Two months ago I wrote that the United States has a problem at our southern border and that it paled in comparison to the problems faced by the people daring the treacherous trip across the challenging Rio Grande, in the back of a semi-trailer, or in the trunk of a car.
According to Customs and Border Protection (CBP) data, the number of undocumented immigrant crossings at the southwest border for fiscal year 2022 topped 2.76 million, breaking the previous annual record by more than 1 million.
The undocumented immigrants are costing Texas alone nearly $1 billion each year. Our southern border states are running out of facilities and money.
They sounded the alarm and asked for help from the federal government – they got none. So, they began busing them to sanctuary cities in other states. Officials in the receiving states and cities welcomed the immigrants but railed at the officials of the southern border-states and called their actions "political grandstanding."
It may be a political grandstanding but it is also a practical move. You can only dip the bucket so many times into the well before it runs dry. Those states are running out of money and resources.
As I wrote before, when the federal government was transporting immigrants to other states in the middle of the night, using clandestine flights, it wasn't a big deal because, well, it was clandestine and not widely publicized.
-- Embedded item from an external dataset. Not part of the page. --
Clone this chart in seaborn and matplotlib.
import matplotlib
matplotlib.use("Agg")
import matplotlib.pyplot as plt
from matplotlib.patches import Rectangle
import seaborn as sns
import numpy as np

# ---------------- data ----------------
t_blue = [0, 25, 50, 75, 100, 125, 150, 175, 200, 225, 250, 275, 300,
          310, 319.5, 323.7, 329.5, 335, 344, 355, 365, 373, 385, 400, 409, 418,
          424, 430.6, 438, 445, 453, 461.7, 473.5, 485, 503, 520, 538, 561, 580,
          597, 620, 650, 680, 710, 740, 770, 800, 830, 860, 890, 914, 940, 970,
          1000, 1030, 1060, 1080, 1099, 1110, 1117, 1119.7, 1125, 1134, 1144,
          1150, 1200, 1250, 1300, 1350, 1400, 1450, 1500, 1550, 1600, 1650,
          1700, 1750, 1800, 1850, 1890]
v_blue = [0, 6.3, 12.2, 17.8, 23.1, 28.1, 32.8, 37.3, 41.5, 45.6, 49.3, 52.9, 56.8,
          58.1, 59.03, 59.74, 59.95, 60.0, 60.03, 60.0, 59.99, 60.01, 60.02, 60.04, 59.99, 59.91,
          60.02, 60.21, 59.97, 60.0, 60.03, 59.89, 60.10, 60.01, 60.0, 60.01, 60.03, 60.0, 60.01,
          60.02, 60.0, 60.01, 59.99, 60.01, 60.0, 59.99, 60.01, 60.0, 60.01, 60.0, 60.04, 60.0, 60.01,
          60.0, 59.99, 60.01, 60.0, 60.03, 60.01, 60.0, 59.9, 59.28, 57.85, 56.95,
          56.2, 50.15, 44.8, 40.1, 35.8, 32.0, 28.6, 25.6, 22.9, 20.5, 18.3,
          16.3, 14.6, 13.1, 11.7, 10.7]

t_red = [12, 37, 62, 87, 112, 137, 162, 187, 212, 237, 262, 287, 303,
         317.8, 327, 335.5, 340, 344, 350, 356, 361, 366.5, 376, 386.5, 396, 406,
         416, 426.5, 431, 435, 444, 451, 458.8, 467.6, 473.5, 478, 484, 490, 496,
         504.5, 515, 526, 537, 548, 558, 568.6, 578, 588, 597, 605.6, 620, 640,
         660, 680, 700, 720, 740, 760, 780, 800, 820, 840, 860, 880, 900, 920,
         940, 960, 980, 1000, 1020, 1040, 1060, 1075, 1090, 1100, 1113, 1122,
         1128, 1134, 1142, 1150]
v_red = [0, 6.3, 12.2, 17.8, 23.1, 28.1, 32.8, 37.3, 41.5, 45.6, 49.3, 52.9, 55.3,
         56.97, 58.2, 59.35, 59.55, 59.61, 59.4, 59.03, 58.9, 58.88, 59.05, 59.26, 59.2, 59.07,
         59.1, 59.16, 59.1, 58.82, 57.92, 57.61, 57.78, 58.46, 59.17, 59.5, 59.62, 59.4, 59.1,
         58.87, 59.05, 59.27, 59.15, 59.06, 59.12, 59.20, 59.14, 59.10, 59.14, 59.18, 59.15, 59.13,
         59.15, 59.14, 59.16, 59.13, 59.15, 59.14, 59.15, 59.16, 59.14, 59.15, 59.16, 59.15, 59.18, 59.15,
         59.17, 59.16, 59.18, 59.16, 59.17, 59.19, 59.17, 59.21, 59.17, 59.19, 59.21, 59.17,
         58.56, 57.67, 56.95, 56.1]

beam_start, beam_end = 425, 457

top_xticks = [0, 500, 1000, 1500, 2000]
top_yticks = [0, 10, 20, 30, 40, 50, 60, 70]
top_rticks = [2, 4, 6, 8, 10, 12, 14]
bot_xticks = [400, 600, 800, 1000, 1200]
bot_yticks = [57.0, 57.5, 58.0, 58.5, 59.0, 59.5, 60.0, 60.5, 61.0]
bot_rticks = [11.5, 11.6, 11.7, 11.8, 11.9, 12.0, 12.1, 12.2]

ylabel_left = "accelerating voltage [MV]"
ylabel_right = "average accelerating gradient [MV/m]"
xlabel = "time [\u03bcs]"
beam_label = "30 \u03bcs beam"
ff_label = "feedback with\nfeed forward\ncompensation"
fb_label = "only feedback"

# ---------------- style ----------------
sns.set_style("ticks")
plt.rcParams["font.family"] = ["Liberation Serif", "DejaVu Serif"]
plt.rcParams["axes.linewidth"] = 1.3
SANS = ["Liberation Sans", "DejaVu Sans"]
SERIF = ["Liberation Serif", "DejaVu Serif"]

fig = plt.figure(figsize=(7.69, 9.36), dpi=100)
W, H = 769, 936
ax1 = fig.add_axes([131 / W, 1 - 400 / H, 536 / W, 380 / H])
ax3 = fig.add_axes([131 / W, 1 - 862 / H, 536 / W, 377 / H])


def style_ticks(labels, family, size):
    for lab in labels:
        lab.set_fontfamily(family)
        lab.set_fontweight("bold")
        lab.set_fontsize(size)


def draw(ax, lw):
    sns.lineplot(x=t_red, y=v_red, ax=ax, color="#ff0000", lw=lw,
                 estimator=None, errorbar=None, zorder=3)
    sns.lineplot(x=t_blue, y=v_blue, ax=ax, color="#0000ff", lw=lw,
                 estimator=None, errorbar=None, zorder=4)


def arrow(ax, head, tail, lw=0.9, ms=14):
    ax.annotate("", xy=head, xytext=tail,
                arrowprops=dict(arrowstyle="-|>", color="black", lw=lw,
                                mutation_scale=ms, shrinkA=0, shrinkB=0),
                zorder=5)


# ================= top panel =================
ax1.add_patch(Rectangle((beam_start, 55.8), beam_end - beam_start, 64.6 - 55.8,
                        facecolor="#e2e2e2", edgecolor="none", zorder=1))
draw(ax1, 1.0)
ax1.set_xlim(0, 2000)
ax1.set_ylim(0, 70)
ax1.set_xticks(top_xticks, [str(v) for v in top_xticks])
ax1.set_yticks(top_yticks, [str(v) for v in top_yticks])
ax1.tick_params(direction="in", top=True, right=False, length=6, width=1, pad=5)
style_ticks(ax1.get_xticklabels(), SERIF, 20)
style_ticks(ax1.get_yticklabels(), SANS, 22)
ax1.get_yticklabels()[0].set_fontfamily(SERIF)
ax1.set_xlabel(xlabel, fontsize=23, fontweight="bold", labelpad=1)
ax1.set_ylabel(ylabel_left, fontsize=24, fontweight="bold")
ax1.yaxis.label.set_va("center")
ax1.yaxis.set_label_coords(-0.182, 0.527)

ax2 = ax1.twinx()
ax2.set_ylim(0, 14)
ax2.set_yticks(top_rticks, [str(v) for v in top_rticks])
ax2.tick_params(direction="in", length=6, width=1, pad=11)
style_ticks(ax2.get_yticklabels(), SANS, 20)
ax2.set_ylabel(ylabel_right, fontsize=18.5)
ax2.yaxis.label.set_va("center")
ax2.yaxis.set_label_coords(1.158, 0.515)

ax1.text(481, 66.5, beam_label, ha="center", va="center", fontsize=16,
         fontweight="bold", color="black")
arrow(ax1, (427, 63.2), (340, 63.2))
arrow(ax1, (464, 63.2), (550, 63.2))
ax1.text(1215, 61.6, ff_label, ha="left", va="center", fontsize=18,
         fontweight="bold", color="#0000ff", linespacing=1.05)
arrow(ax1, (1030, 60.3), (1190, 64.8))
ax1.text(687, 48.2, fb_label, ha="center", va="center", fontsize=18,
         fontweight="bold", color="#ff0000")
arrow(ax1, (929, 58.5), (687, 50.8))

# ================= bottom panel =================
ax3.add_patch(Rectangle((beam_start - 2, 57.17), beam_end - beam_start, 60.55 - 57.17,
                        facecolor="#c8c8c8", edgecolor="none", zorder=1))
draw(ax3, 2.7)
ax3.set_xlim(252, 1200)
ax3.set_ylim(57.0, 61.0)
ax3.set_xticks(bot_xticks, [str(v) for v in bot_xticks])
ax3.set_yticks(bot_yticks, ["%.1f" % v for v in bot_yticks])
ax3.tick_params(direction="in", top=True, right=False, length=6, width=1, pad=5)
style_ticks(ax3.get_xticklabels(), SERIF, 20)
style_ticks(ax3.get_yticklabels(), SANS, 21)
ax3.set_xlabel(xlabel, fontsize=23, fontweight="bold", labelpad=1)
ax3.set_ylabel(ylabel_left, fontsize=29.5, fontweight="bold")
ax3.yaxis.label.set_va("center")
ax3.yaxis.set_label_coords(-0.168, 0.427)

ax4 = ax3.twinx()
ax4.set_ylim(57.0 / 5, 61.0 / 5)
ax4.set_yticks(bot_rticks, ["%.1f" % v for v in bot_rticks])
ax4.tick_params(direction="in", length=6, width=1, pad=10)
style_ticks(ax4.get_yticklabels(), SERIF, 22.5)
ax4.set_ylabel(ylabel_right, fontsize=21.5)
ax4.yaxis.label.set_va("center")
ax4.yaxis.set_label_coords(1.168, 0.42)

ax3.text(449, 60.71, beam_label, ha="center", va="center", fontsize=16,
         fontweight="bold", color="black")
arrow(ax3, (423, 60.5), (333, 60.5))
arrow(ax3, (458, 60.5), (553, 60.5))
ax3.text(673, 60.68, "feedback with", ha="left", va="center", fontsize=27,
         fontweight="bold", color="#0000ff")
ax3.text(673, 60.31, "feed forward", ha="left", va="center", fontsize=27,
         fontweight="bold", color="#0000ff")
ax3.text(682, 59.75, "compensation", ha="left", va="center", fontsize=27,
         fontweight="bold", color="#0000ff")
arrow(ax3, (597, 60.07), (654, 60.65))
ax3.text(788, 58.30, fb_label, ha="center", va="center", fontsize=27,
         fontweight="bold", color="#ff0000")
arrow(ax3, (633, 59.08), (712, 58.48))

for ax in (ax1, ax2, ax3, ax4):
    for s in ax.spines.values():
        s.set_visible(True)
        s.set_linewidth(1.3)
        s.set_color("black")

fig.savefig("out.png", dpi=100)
Now that it's publicized, people scream that it's "political grandstanding." No it isn't. People need help and that's the reality.
New York City has received around 17,000 undocumented immigrants. The mayor has declared a state of emergency and estimates the cost to the Big Apple to be about $1 billion. But, he too says it's political grandstanding by the officials of the border-states. Well, they have your attention now, don't they? I guess it worked.
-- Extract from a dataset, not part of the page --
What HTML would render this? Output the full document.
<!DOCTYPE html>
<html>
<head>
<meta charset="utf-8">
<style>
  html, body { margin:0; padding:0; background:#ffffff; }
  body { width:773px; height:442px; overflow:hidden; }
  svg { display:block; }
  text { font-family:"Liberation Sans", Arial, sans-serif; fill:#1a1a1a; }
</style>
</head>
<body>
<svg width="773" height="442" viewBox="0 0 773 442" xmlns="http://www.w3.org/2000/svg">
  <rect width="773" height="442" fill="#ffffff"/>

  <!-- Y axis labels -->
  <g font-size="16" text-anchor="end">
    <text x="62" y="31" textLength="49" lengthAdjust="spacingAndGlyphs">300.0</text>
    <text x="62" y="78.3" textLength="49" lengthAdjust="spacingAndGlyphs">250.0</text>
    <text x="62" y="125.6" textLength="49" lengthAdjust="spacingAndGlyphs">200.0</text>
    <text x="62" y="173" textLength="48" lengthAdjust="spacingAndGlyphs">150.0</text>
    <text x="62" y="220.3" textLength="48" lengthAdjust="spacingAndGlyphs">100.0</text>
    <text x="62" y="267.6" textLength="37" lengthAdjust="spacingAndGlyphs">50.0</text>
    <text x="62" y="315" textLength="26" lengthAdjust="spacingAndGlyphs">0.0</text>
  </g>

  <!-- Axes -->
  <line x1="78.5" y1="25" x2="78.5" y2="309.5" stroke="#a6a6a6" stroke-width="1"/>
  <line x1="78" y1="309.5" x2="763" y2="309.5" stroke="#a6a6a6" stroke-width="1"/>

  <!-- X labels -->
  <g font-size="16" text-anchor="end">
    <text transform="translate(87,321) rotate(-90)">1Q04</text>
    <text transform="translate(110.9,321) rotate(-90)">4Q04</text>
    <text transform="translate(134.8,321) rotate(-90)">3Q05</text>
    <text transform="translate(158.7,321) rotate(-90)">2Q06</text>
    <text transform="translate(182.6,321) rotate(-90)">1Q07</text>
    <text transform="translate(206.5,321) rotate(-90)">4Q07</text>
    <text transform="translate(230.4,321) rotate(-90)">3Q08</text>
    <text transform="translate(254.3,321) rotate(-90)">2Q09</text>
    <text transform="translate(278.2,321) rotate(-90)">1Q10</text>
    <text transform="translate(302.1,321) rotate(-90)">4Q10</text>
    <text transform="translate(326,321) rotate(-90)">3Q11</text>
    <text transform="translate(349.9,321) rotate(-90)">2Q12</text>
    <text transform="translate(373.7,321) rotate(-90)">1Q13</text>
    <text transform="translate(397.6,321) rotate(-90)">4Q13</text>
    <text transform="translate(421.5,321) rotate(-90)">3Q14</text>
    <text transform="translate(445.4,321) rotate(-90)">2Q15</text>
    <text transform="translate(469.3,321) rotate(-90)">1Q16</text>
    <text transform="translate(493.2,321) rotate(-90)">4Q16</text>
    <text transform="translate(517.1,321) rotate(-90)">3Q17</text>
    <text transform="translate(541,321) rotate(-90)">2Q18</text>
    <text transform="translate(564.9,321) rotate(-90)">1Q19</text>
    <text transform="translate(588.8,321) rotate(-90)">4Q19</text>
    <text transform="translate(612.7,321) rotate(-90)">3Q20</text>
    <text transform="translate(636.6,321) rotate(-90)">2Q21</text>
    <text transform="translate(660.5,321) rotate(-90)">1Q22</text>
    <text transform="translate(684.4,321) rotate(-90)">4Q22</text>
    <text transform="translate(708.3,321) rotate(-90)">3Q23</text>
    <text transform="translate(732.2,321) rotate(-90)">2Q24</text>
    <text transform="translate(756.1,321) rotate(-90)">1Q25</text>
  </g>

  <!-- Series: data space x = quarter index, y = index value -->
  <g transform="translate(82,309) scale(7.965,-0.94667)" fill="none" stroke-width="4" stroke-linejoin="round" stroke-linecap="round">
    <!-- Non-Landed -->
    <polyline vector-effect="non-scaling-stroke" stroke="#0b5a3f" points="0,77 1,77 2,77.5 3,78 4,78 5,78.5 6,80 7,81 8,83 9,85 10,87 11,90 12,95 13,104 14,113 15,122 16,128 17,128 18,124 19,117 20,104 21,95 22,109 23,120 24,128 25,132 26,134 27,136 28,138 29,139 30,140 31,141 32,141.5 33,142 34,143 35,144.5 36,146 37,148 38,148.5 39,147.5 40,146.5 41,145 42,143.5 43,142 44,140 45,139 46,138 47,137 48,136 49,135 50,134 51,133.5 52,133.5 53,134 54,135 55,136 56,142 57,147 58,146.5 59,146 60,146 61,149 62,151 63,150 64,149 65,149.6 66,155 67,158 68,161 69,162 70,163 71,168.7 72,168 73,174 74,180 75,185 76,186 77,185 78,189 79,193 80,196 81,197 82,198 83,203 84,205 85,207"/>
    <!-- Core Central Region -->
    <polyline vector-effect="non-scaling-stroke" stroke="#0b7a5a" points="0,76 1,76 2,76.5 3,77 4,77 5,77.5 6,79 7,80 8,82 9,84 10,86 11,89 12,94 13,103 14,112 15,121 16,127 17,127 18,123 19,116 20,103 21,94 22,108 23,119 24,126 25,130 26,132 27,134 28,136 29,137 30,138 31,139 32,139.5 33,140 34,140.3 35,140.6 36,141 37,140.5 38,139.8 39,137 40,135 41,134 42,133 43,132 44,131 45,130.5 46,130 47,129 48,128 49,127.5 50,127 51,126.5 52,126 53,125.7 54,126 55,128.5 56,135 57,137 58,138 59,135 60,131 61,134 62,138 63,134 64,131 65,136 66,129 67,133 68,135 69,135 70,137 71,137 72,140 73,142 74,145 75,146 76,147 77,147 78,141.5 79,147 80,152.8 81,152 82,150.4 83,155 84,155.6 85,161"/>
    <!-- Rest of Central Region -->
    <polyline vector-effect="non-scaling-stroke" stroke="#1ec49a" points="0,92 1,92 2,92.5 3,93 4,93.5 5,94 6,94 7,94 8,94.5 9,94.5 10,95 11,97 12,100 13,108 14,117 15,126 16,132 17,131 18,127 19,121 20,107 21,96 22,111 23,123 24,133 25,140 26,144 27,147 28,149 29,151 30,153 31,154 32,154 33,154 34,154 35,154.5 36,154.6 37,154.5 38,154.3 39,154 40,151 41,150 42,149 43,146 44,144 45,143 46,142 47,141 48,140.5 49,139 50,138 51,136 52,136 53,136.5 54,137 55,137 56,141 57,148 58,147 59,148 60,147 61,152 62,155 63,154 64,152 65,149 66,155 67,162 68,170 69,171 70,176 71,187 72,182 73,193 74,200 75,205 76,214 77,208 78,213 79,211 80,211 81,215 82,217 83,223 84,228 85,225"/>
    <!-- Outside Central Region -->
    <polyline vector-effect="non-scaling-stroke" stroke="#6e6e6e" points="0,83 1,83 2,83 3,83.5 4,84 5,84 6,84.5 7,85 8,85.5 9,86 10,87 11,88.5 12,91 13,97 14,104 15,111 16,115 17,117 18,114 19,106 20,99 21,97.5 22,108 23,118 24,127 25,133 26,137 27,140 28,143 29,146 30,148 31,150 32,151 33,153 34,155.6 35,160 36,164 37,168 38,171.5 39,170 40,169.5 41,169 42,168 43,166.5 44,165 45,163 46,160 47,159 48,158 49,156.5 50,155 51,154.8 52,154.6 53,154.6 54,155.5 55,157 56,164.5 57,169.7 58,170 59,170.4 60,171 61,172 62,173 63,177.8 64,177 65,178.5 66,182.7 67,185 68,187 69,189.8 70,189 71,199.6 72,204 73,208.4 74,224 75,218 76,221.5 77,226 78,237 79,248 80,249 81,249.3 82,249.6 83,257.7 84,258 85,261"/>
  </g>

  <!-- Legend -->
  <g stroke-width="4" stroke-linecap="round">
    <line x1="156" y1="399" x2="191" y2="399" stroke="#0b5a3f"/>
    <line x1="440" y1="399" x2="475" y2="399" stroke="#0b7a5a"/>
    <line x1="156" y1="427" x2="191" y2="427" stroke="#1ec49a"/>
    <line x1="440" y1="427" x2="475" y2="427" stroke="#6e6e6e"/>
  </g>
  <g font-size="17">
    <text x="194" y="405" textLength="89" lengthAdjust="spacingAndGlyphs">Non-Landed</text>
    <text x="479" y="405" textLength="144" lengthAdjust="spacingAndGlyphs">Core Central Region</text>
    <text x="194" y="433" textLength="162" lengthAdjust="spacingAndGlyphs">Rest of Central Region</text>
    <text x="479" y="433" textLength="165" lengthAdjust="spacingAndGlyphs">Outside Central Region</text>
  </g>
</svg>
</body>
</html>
Somebody needs to help because the Feds don't believe that it's a crisis.
If it's not a crisis, why is it costing billions of dollars, creating dangerous conditions for the immigrants, and filling the pockets of drug cartels and those who profit in human trafficking? If it's not a crisis, why are officials shading their opportunity to help by throwing the blanket of hate over those who asked for help and didn't get it?
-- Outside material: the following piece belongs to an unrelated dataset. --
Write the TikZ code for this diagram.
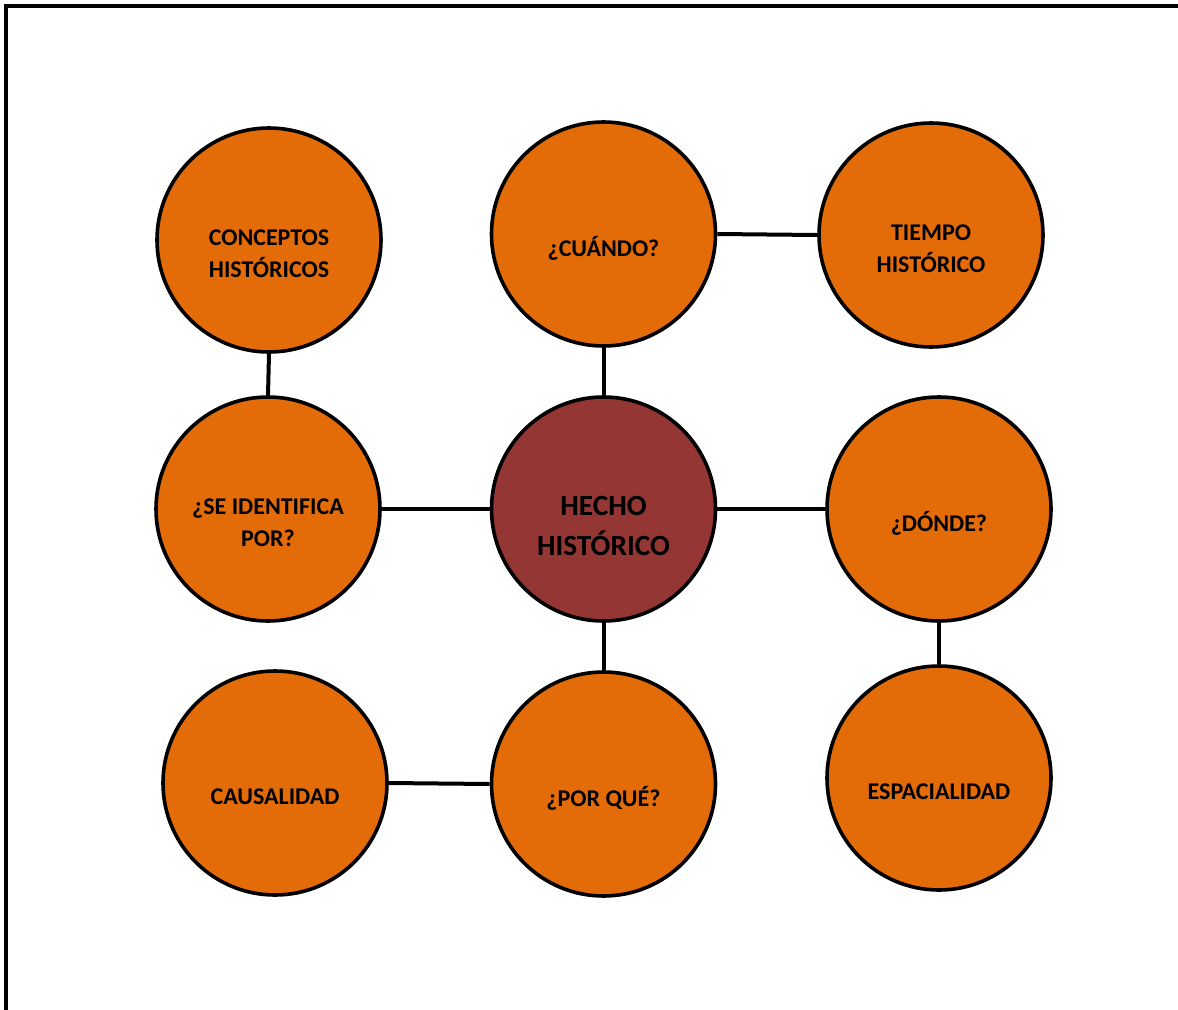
\documentclass[tikz,border=0pt]{standalone}
\usepackage{fontspec}
\setmainfont{Carlito}
\definecolor{orng}{HTML}{E36C09}
\definecolor{maroon}{HTML}{943634}
\begin{document}
\begin{tikzpicture}[x=0.75pt,y=-0.75pt,
  circ/.style={circle,draw=black,line width=2.7pt,fill=orng,minimum size=224*0.75pt,inner sep=0pt},
  txt/.style={font=\bfseries\fontsize{18}{24}\selectfont,align=center,yshift=-10.5pt},
  bigtxt/.style={font=\bfseries\fontsize{22}{30}\selectfont,align=center,yshift=-13pt},
  conn/.style={line width=3pt}]
\useasboundingbox (0,0) rectangle (1178,1010);
\draw[line width=3pt] (5.5,1015) -- (5.5,5.5) -- (1183,5.5);

\node[circ] (conc) at (269,240) {};
\node[circ] (cuan) at (603.5,234) {};
\node[circ] (tiem) at (931,235) {};
\node[circ] (iden) at (268,509) {};
\node[circ,fill=maroon] (hech) at (603.5,509) {};
\node[circ] (dond) at (939,509) {};
\node[circ] (caus) at (275,783) {};
\node[circ] (porq) at (603.5,784) {};
\node[circ] (espa) at (939,778) {};

\node[txt] (tconc) at (conc.center) {CONCEPTOS\\HISTÓRICOS};
\node[txt] (tcuan) at (cuan.center) {¿CUÁNDO?};
\node[txt] (ttiem) at (tiem.center) {TIEMPO\\HISTÓRICO};
\node[txt] (tiden) at (iden.center) {¿SE IDENTIFICA\\POR?};
\node[bigtxt] (thech) at (hech.center) {HECHO\\HISTÓRICO};
\node[txt] (tdond) at (dond.center) {¿DÓNDE?};
\node[txt] (tcaus) at (caus.center) {CAUSALIDAD};
\node[txt] (tporq) at (porq.center) {¿POR QUÉ?};
\node[txt] (tespa) at (espa.center) {ESPACIALIDAD};

\draw[conn] (conc.south) -- (iden.north);
\draw[conn] (cuan.south) -- (hech.north);
\draw[conn] (cuan.east) -- (tiem.west);
\draw[conn] (iden.east) -- (hech.west);
\draw[conn] (hech.east) -- (dond.west);
\draw[conn] (hech.south) -- (porq.north);
\draw[conn] (dond.south) -- (espa.north);
\draw[conn] (caus.east) -- (porq.west);
\end{tikzpicture}
\end{document}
The latest busload of undocumented asylum seekers landed in Philadelphia on Wednesday. According to Mayor Jim Kenney, they will be welcomed and assistance provided. Then he too poisoned his comments by condemning the Texas governor who sent them here, using the catchphrase of all the others: "it's political grandstanding".
To all the officials using the catchphrase, keep saying it often enough and the Feds will keep thinking that there is no crisis and this circle of ignorance will just keep going round-and-round...
Then tell that to the families of the nearly 900 people who died trying to cross the border this year.
The latest bus stopped in Philadelphia.
Officials in the border-states are experiencing the crisis; officials in the sanctuary cities are slowly beginning to experience that as well. Now, how do we wake up the officials in Washington, D.C. to do something about it?